The Flora-Bama packs enough fun for two states at once

Some landmarks are flat-out famous. The Grand Canyon. Mount Rushmore. Disney World. Others — the really fun ones — aren’t just famous, they’re infamous.

That, friends, is the Flora-Bama Lounge & Package.

The Flora-Bama, for the uninitiated, is a massive entertainment and music venue almost too big to seat in a single state, and sits squarely against the Florida-Alabama line. As with any infamous landmark, the legend tells of it spanning two states, but in reality the entirety of the bar rests in Perdido Key, Florida.

Originally constructed in 1964 when the Alabama county next door was still dry, the Flora-Bama quickly became a popular destination (go figure). In the nearly 60 years since, it’s added on and added on, becoming a mishmash of ante- chambers and music stages and satellite bars, and is now more beloved than ever.

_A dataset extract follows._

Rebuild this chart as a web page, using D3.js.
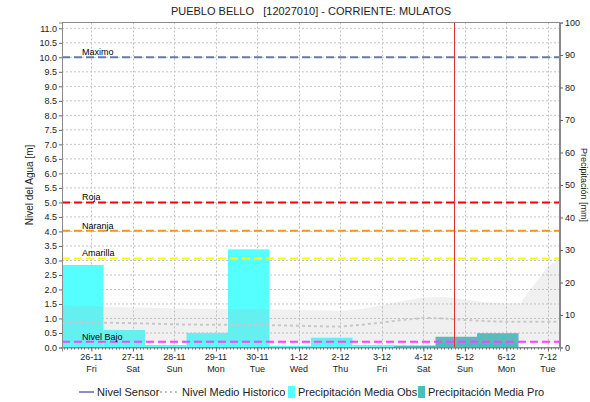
<!DOCTYPE html>
<html><head><meta charset="utf-8">
<script src="https://cdn.jsdelivr.net/npm/d3@7"></script>
<style>
body{margin:0;background:#fff;}
svg{display:block;font-family:"Liberation Sans",Arial,sans-serif;}
</style></head>
<body><svg id="c" width="590" height="402"></svg>
<script>
// ---- data ----
const title = "PUEBLO BELLO   [12027010] - CORRIENTE: MULATOS";
const dayTicks = ["2021-11-26","2021-11-27","2021-11-28","2021-11-29","2021-11-30","2021-12-01","2021-12-02","2021-12-03","2021-12-04","2021-12-05","2021-12-06","2021-12-07"];
const dayLabels = ["26-11","27-11","28-11","29-11","30-11","1-12","2-12","3-12","4-12","5-12","6-12","7-12"];
const weekdayLabels = ["Fri","Sat","Sun","Mon","Tue","Wed","Thu","Fri","Sat","Sun","Mon","Tue"];
const levelTicks = [0,0.5,1,1.5,2,2.5,3,3.5,4,4.5,5,5.5,6,6.5,7,7.5,8,8.5,9,9.5,10,10.5,11];
const precipTicks = [0,10,20,30,40,50,60,70,80,90,100];
// precipitation bars (start of 24h interval, 07:00 to 07:00)
const obsStarts = ["2021-11-25T07:00","2021-11-26T07:00","2021-11-27T07:00","2021-11-28T07:00","2021-11-29T07:00","2021-11-30T07:00","2021-12-01T07:00","2021-12-02T07:00"];
const obsValues = [25.4, 5.4, 0.8, 4.5, 30.2, 0.55, 3.0, 0.75];
const proStarts = ["2021-12-03T07:00","2021-12-04T07:00","2021-12-05T07:00"];
const proValues = [0.6, 3.3, 4.4];
// historic band (m)
const histTimes = ["2021-11-25T07:00","2021-11-26T00:00","2021-11-26T12:00","2021-11-27T00:00","2021-11-28T00:00","2021-11-29T00:00","2021-11-30T00:00","2021-12-01T00:00","2021-12-01T12:00","2021-12-02T00:00","2021-12-02T12:00","2021-12-03T00:00","2021-12-03T12:00","2021-12-04T00:00","2021-12-04T12:00","2021-12-05T00:00","2021-12-05T12:00","2021-12-06T00:00","2021-12-06T08:00","2021-12-06T12:00","2021-12-07T00:00","2021-12-07T07:00"];
const histMax = [1.45,1.43,1.40,1.38,1.35,1.33,1.32,1.30,1.28,1.27,1.33,1.45,1.60,1.72,1.74,1.65,1.56,1.52,1.52,1.85,2.79,3.08];
const histMin = [0.15,0.15,0.15,0.15,0.16,0.16,0.15,0.15,0.15,0.15,0.15,0.15,0.15,0.15,0.15,0.15,0.15,0.15,0.15,0.15,0.15,0.15];
const histMean = [0.87,0.86,0.85,0.84,0.80,0.78,0.78,0.75,0.73,0.72,0.78,0.86,0.95,1.02,1.00,0.95,0.91,0.89,0.89,0.89,0.89,0.89];
const thresholdNames = ["Maximo","Roja","Naranja","Amarilla","Nivel Bajo"];
const thresholdValues = [10.0, 5.0, 4.02, 3.07, 0.2];
const thresholdColors = ["#6b78a3","#ff0000","#ff9422","#ffff00","#ff40ff"];
const nowTime = "2021-12-04T17:30";

// ---- layout ----
const svg = d3.select("#c");
const L=62, R=560, T=22.5, B=347.5;
const parse = d3.timeParse("%Y-%m-%dT%H:%M");
const parseDay = d3.timeParse("%Y-%m-%d");
const x = d3.scaleTime().domain([parse("2021-11-25T07:00"), parse("2021-12-07T07:00")]).range([L,R]);
const yL = d3.scaleLinear().domain([0,11.2]).range([B,T]);
const yR = d3.scaleLinear().domain([0,100]).range([B,T]);

// gridlines
const g = svg.append("g");
g.selectAll("line.hg").data(levelTicks).join("line")
  .attr("x1",L).attr("x2",R).attr("y1",d=>yL(d)).attr("y2",d=>yL(d))
  .attr("stroke","#c4c4c4").attr("stroke-width",1).attr("stroke-dasharray","2,2");
g.selectAll("line.vg").data(dayTicks).join("line")
  .attr("x1",d=>Math.round(x(parseDay(d)))+0.5).attr("x2",d=>Math.round(x(parseDay(d)))+0.5).attr("y1",T).attr("y2",B)
  .attr("stroke","#c4c4c4").attr("stroke-width",1).attr("stroke-dasharray","2,2");

// bars
const day = 24*3600*1000;
svg.append("g").selectAll("rect").data(obsStarts.map((s,i)=>({t:parse(s),v:obsValues[i]}))).join("rect")
  .attr("x",d=>x(d.t)).attr("width",d=>x(new Date(+d.t+day))-x(d.t))
  .attr("y",d=>yR(d.v)).attr("height",d=>B-yR(d.v)).attr("fill","#55ffff");
svg.append("g").selectAll("rect").data(proStarts.map((s,i)=>({t:parse(s),v:proValues[i]}))).join("rect")
  .attr("x",d=>x(d.t)).attr("width",d=>x(new Date(+d.t+day))-x(d.t))
  .attr("y",d=>yR(d.v)).attr("height",d=>B-yR(d.v)).attr("fill","#47bfbf");

// historic band
const hist = histTimes.map((t,i)=>({t:parse(t),max:histMax[i],min:histMin[i],mean:histMean[i]}));
svg.append("path").datum(hist)
  .attr("d",d3.area().x(d=>x(d.t)).y0(d=>yL(d.min)).y1(d=>yL(d.max)))
  .attr("fill","rgba(170,170,170,0.18)");
svg.append("path").datum(hist)
  .attr("d",d3.line().x(d=>x(d.t)).y(d=>yL(d.mean)))
  .attr("fill","none").attr("stroke","#c8c8c8").attr("stroke-width",2).attr("stroke-dasharray","3,3");

// thresholds
thresholdValues.forEach((v,i)=>{
  svg.append("line").attr("x1",L).attr("x2",R).attr("y1",yL(v)).attr("y2",yL(v))
    .attr("stroke",thresholdColors[i]).attr("stroke-width",2).attr("stroke-dasharray","8,4");
  svg.append("text").attr("x",82).attr("y",yL(v)-2).attr("font-size",9).attr("fill","#000").text(thresholdNames[i]);
});

// now line
svg.append("line").attr("x1",Math.round(x(parse(nowTime)))+0.5).attr("x2",Math.round(x(parse(nowTime)))+0.5)
  .attr("y1",T).attr("y2",B).attr("stroke","#e03030").attr("stroke-width",1);

// frame
svg.append("rect").attr("x",L+0.5).attr("y",T).attr("width",R-L-1).attr("height",B-T)
  .attr("fill","none").attr("stroke","#8a8a8a").attr("stroke-width",1);

// left axis
const la = svg.append("g").attr("transform",`translate(${L},0)`)
  .call(d3.axisLeft(yL).tickValues(levelTicks).tickFormat(d3.format(".1f")).tickSize(3).tickPadding(2));
la.select(".domain").attr("stroke","#8a8a8a");
la.selectAll(".tick line").attr("stroke","#666");
la.selectAll("text").attr("font-size",9).attr("font-family","Liberation Sans, Arial, sans-serif").attr("fill","#222");

// right axis
const ra = svg.append("g").attr("transform",`translate(${R},0)`)
  .call(d3.axisRight(yR).tickValues(precipTicks).tickSize(3).tickPadding(2));
ra.select(".domain").attr("stroke","#8a8a8a");
ra.selectAll(".tick line").attr("stroke","#666");
ra.selectAll("text").attr("font-size",9).attr("font-family","Liberation Sans, Arial, sans-serif").attr("fill","#222");

// bottom axis: minor ticks + day ticks
const minor = d3.timeHour.every(2).range(x.domain()[0], x.domain()[1]);
svg.append("g").selectAll("line").data(minor).join("line")
  .attr("x1",d=>Math.round(x(d))+0.5).attr("x2",d=>Math.round(x(d))+0.5).attr("y1",B).attr("y2",B+2)
  .attr("stroke","#666").attr("stroke-width",1);
const ba = svg.append("g").attr("transform",`translate(0,${B})`)
  .call(d3.axisBottom(x).tickValues(dayTicks.map(parseDay)).tickSize(4).tickFormat(""));
ba.select(".domain").attr("stroke","#8a8a8a");
ba.selectAll(".tick line").attr("stroke","#666");
const xl = svg.append("g");
dayTicks.forEach((d,i)=>{
  const xx = x(parseDay(d));
  xl.append("text").attr("x",xx).attr("y",360).attr("text-anchor","middle").attr("font-size",9).attr("fill","#222").text(dayLabels[i]);
  xl.append("text").attr("x",xx).attr("y",372).attr("text-anchor","middle").attr("font-size",9).attr("fill","#222").text(weekdayLabels[i]);
});

// axis titles
svg.append("text").attr("transform","translate(33,185) rotate(-90)").attr("text-anchor","middle")
  .attr("font-size",10).attr("fill","#222").text("Nivel del Agua [m]");
svg.append("text").attr("transform","translate(581,185) rotate(90)").attr("text-anchor","middle")
  .attr("font-size",9).attr("fill","#222").text("Precipitación [mm]");

// title
svg.append("text").attr("x",311).attr("y",15).attr("text-anchor","middle").attr("font-size",11)
  .attr("fill","#222").style("white-space","pre").text(title);

// legend
const lg = svg.append("g").attr("font-size",11).attr("fill","#222");
lg.append("line").attr("x1",79).attr("x2",94).attr("y1",392).attr("y2",392).attr("stroke","#1a1a80").attr("stroke-width",1);
lg.append("text").attr("x",97).attr("y",396).text("Nivel Sensor");
lg.append("line").attr("x1",160).attr("x2",178).attr("y1",392).attr("y2",392).attr("stroke","#c0c0c0").attr("stroke-width",2).attr("stroke-dasharray","2,3");
lg.append("text").attr("x",182).attr("y",396).text("Nivel Medio Historico");
lg.append("rect").attr("x",288).attr("y",386).attr("width",7).attr("height",12).attr("fill","#55ffff");
lg.append("text").attr("x",298).attr("y",396).text("Precipitación Media Obs");
lg.append("rect").attr("x",418).attr("y",386).attr("width",7).attr("height",12).attr("fill","#47bfbf");
lg.append("text").attr("x",428).attr("y",396).text("Precipitación Media Pro");
</script></body></html>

From its famous Bushwacker chocolate milkshake mixed drink, to its live music 365 days a year, the bar’s events range from chili cookoffs and fishing rodeos to the Annual Mullet Toss (the fish, not the hairstyle) and big beachfront concerts.

One night there on a previous visit, a giant tour bus rolled up, and out piled the platinum-selling country band, Big & Rich, who were thirsty and ready to hang out. It’s true what they say, at the Flora-Bama, you just never know what the night has in store.